Il primo cittadino di Venezia finito ai domiciliari per finanziamento illecito aveva patteggiato con la procura quattro mesi di reclusione e 15 mila euro di multa. Ma secondo il giudice "la pena è incongrua rispetto alla gravità dei fatti". Pm: "Sarebbe stata preferibile una pena certa oggi, piuttosto che rischiare la prescrizione"
Respinta dal gup la richiesta di patteggiamento avanzata dal sindaco di Venezia Giorgio Orsoni coinvolto nello scandalo Mose.

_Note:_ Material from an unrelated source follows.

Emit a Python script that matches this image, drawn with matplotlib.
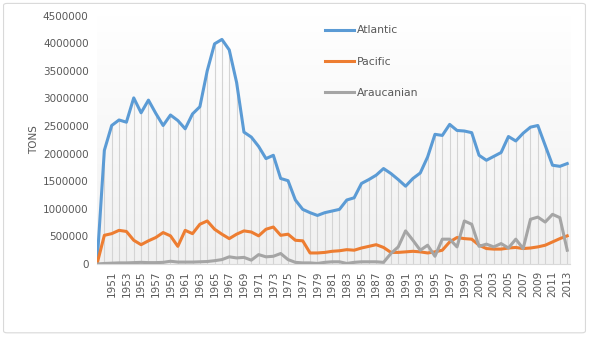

Il primo cittadino, che poi si è dimesso, aveva concordato con la procura quattro mesi di reclusione e 15 mila euro di multa, ma secondo il giudice per l’udienza preliminare, Massimo Vicinanza, “la pena è incongrua rispetto alla gravità dei fatti”. Ed ha tenuto conto “dell’atteggiamento processuale dell’indagato e del venir meno della carica che egli ricopriva quando è stata adottata la misura cautelare”, non può non essere notato “che le condotte da lui tenute sono molto gravi”.
Durante l’udienza preliminare Orsoni non era presente in aula, ha appreso della decisione del gup dal proprio legale di fiducia Daniele Grasso. “Non so ora da dove si parte” ha detto l’avvocato all’uscita dal tribunale. “Prenderemo le decisioni da assumere assieme al mio assistito – ha aggiunto -, non è questo il momento per parlare del futuro. Ci sono comunque le condizioni per affrontare un processo; il patteggiamento ormai non esiste più”.
Per quanto riguarda i pubblici ministeri che hanno coordinato l’inchiesta, sarebbe stata preferibile “una pena certa oggi, anche se minima, piuttosto che una pena più pesante alla quale probabilmente non si sarebbe mai arrivati considerato il rischio di prescrizione del reato”.
Secondo l’accusa l’avvocato che sconfisse Renato Brunetta alle elezioni comunali del 2010 aveva ricevuto “tra i 400-500 mila euro” per la sua campagna elettorale. E per gli inquirenti sarebbe stato consapevole che i soldi che arrivavano sui conti correnti del comitato elettorale erano fondi creati grazie a false fatturazioni. Ad accusare il sindaco di Venezia era stato Giovanni Mazzacurati, il presidente del Consorzio Venezia Nuova che gestisce i lavori relativi all’opera. L’imprenditore in un interrogatorio aveva detto ai pm: “…Poi abbiamo avuto Orsoni. A Orsoni abbiamo finanziato la campagna elettorale” del 2010. L’ex presidente di Cvn ai magistrati ha raccontato anche che, almeno in una occasione, ha portato i soldi in una busta al primo cittadino.
Orsoni aveva bollato l’accusatore come “un millantatore”. “L’ho incontrato più volte – ha spiegato -, insistentemente voleva parlarmi dei problemi della città, del Mose e soprattutto dell’Arsenale. Con Mazzacurati ho avuto uno scontro duro e forse c’è stata qualche vendetta nei miei confronti”. Il primo cittadino il 13 giugno, dopo la revoca degli arresti domiciliari e le polemiche per il suo ritorno in Comune, aveva presentato le sue dimissioni con una lettera.